European cities including Paris and London also on radar for regional investors, says report
Dubai’s property sector is the most popular asset class for Middle Eastern investors buoyed by its improved economic outlook, stable political situation and recovering rental and values, a report said.
While the emirate is the most popular asset class regionally, European cities such as London and Paris remain hotspots for Middle Eastern investors looking to buy into real estate outside the region, Jones Lang LaSalle (JLL) said in its investor sentiment survey.
“Middle Eastern investors prefer Dubai as investment destination in the MENA region with sentiment towards the emirate improving significantly over the past 12 months,” said the report.
“While the real estate market has lagged [behind] the overall economy, there are now increasing signs that the sector is recovering, at least for selected prime locations. Investment activity and prices are rising, particularly in residential and hospitality sectors of the market,” it added.
Dubai’s property sector, which was hit hard by the global economic downturn in 2008-2009, is starting to show some signs of recovery. Apartment prices increased 5 percent in the second quarter compared with six months ago, according to Knight Frank's quarterly prime global cities index.
Investors have shifted their focus from off-plan property to completed real estate in the wake of Dubai’s property crash.
“As MENA markets mature, they [investors] are placing more emphasis on implementing medium to long-term strategies as opposed to opportunistic, sporadic buying behaviour,” noted the report.
“Dubai-based investors are particularly focused on income-producing assets. The situation differs a little in Saudi Arabia where most of the family offices and high net worth private individuals have large land banks on their books at historical values and are therefore more willing to take development risk,” it added.

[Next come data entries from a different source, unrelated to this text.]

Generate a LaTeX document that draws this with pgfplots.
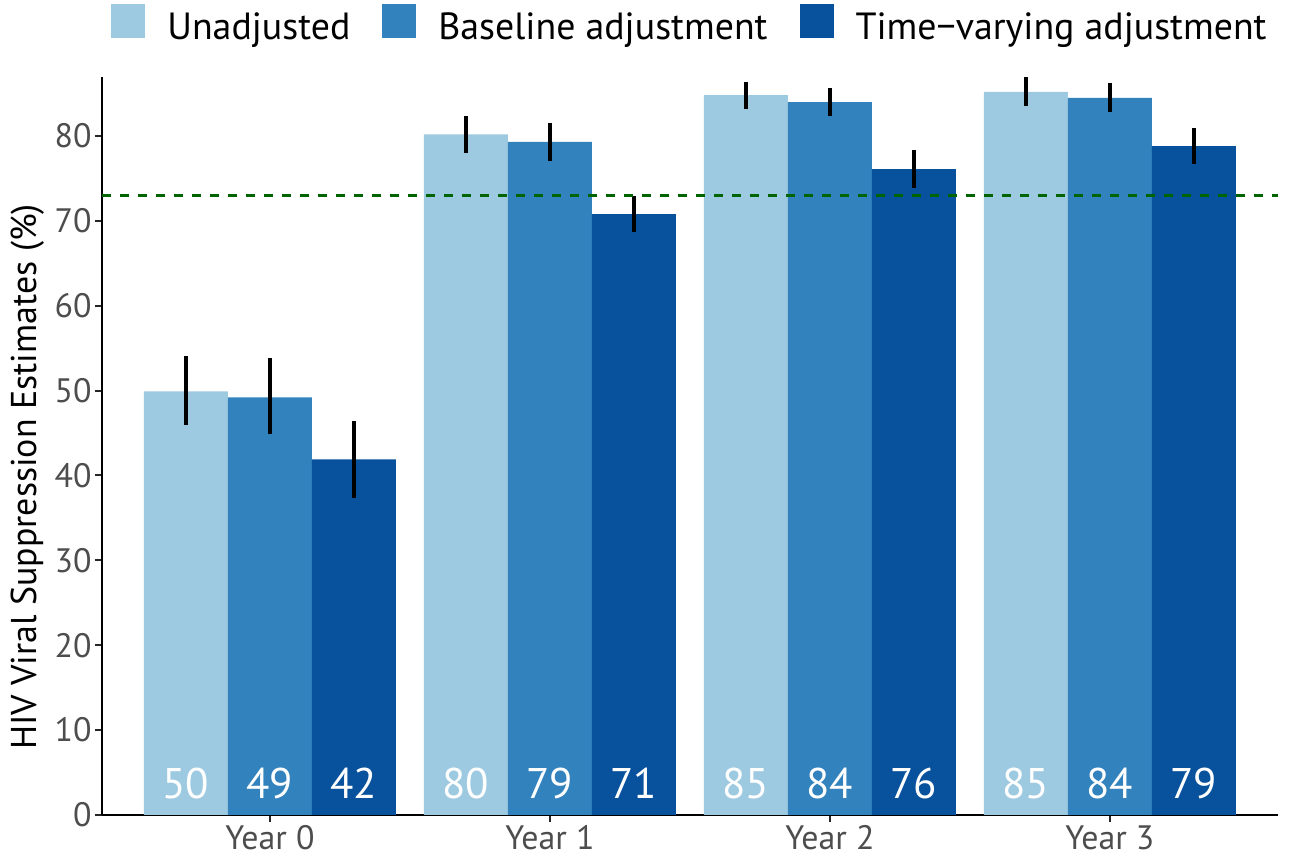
\documentclass[border=0pt]{standalone}
\usepackage{pgfplots}
\usepackage{pgfplotstable}
\pgfplotsset{compat=1.18}
\usepackage{fontspec}
\setmainfont{PT Sans}

\definecolor{blueA}{HTML}{9ECAE1}
\definecolor{blueB}{HTML}{3182BD}
\definecolor{blueC}{HTML}{08519C}
\definecolor{tickgray}{HTML}{4D4D4D}
\definecolor{refgreen}{HTML}{006400}
\newcommand\fs[1]{\fontsize{#1}{#1}\selectfont}

% year, estimate, error up, error down
\pgfplotstableread{
x y ep em
1 49.9 4.2 4.0
2 80.2 2.2 2.2
3 84.8 1.6 1.6
4 85.2 1.7 1.7
}\unadj
\pgfplotstableread{
x y ep em
1 49.2 4.7 4.3
2 79.3 2.2 2.2
3 84.0 1.7 1.6
4 84.5 1.8 1.7
}\baseadj
\pgfplotstableread{
x y ep em
1 41.9 4.5 4.5
2 70.8 2.1 2.1
3 76.1 2.2 2.2
4 78.8 2.1 2.1
}\timeadj
\pgfplotstableread{
x y l
0.7 0 50
1.0 0 49
1.3 0 42
1.7 0 80
2.0 0 79
2.3 0 71
2.7 0 85
3.0 0 84
3.3 0 76
3.7 0 85
4.0 0 84
4.3 0 79
}\labels

\begin{document}
\begin{tikzpicture}
\useasboundingbox (-102bp,-46bp) rectangle (1189bp,815bp);
\begin{axis}[
  scale only axis,
  width=1176bp, height=738bp,
  xmin=0.4, xmax=4.6, ymin=0, ymax=86.95,
  axis lines*=left,
  axis line style={line width=2bp, black},
  xtick={1,2,3,4},
  xticklabels={Year 0,Year 1,Year 2,Year 3},
  ytick={0,10,...,80},
  tick align=outside,
  major tick length=7bp,
  tick style={line width=2bp, color=black!85},
  ticklabel style={font=\fs{34}, text=tickgray},
  /pgf/number format/assume math mode=true,
  ylabel={HIV Viral Suppression Estimates (\%)},
  ylabel style={font=\fs{36}, text=black,
    at={(axis description cs:-0.0561,0.458)}, anchor=base},
  legend columns=-1,
  legend style={at={(0.5,1)}, anchor=south, yshift=32bp, draw=none, fill=none,
    font=\fs{38},
    /tikz/every odd column/.append style={column sep=20bp},
    /tikz/every even column/.append style={column sep=30bp}},
  legend image code/.code={\fill[#1] (0bp,-11bp) rectangle (34bp,23bp);},
  error bars/y dir=both, error bars/y explicit,
  error bars/error mark=none,
  error bars/error bar style={line width=4bp, black},
]
\addplot[ybar, bar width=0.3, bar shift=-0.3, fill=blueA, draw=none]
  table[x=x, y=y] {\unadj};
\addlegendentry{Unadjusted}
\addplot[ybar, bar width=0.3, bar shift=0, fill=blueB, draw=none]
  table[x=x, y=y] {\baseadj};
\addlegendentry{Baseline adjustment}
\addplot[ybar, bar width=0.3, bar shift=0.3, fill=blueC, draw=none]
  table[x=x, y=y] {\timeadj};
\addlegendentry{Time−varying adjustment}
% error bars on top of the bars
\addplot[draw=none, mark=none, forget plot, error bars/.cd, y dir=both, y explicit]
  table[x expr=\thisrow{x}-0.3, y=y, y error plus=ep, y error minus=em] {\unadj};
\addplot[draw=none, mark=none, forget plot, error bars/.cd, y dir=both, y explicit]
  table[x=x, y=y, y error plus=ep, y error minus=em] {\baseadj};
\addplot[draw=none, mark=none, forget plot, error bars/.cd, y dir=both, y explicit]
  table[x expr=\thisrow{x}+0.3, y=y, y error plus=ep, y error minus=em] {\timeadj};
\addplot[refgreen, line width=2.5bp, dash pattern=on 9bp off 9bp, forget plot]
  coordinates {(0.4,73) (4.6,73)};
\addplot[draw=none, mark=none, forget plot,
  nodes near coords, point meta=explicit symbolic,
  nodes near coords style={anchor=base, yshift=17bp, text=white, font=\fs{43}}]
  table[x=x, y=y, meta=l] {\labels};
\end{axis}
\end{tikzpicture}
\end{document}
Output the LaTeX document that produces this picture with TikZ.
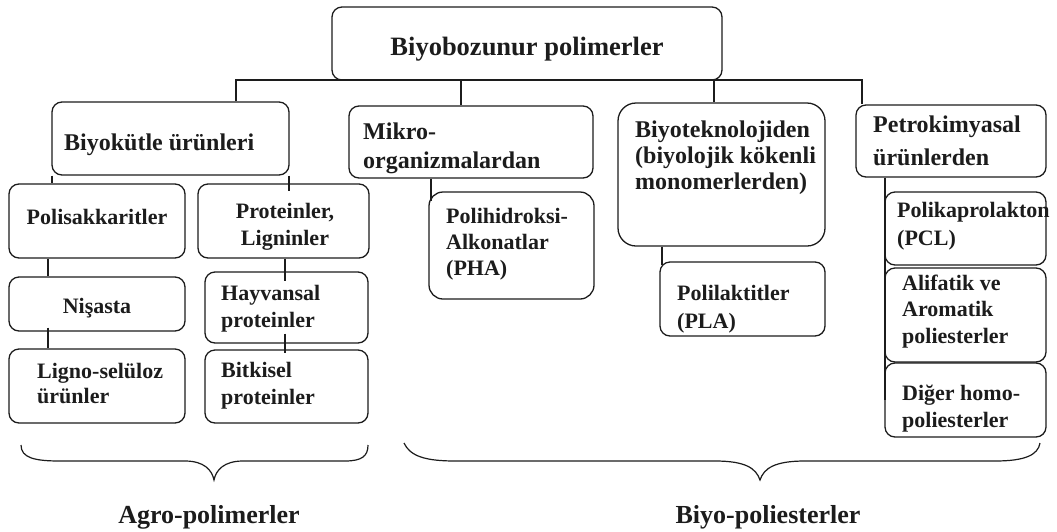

Saudi Arabia is the second most popular destination regionally, followed by Abu Dhabi. Increased geopolitical stability in Egypt is boosting investor sentiment and is expected to start attracting regional investors “providing that political and economic stability continues”, said JLL.
Europe, with its political stability and strong legal system, has continued to attract regional buyers. Middle East investors purchased US$5.3bn worth of property outside of the Middle East during the first nine months of 2012, more than the whole of 2011.
London remained the most popular city to invest in with Middle Eastern buyers snapping up US$2.3bn worth of property between January and September, more than double the amount purchased during the same period last year.
Major real estate investments in the capital included Qatar Investment Authority’s US$527m purchase of the Credit Suisse headquarters in Canary Wharf. Regional investors also continued to snap up property in other European cities, most notably in Paris and Budapest.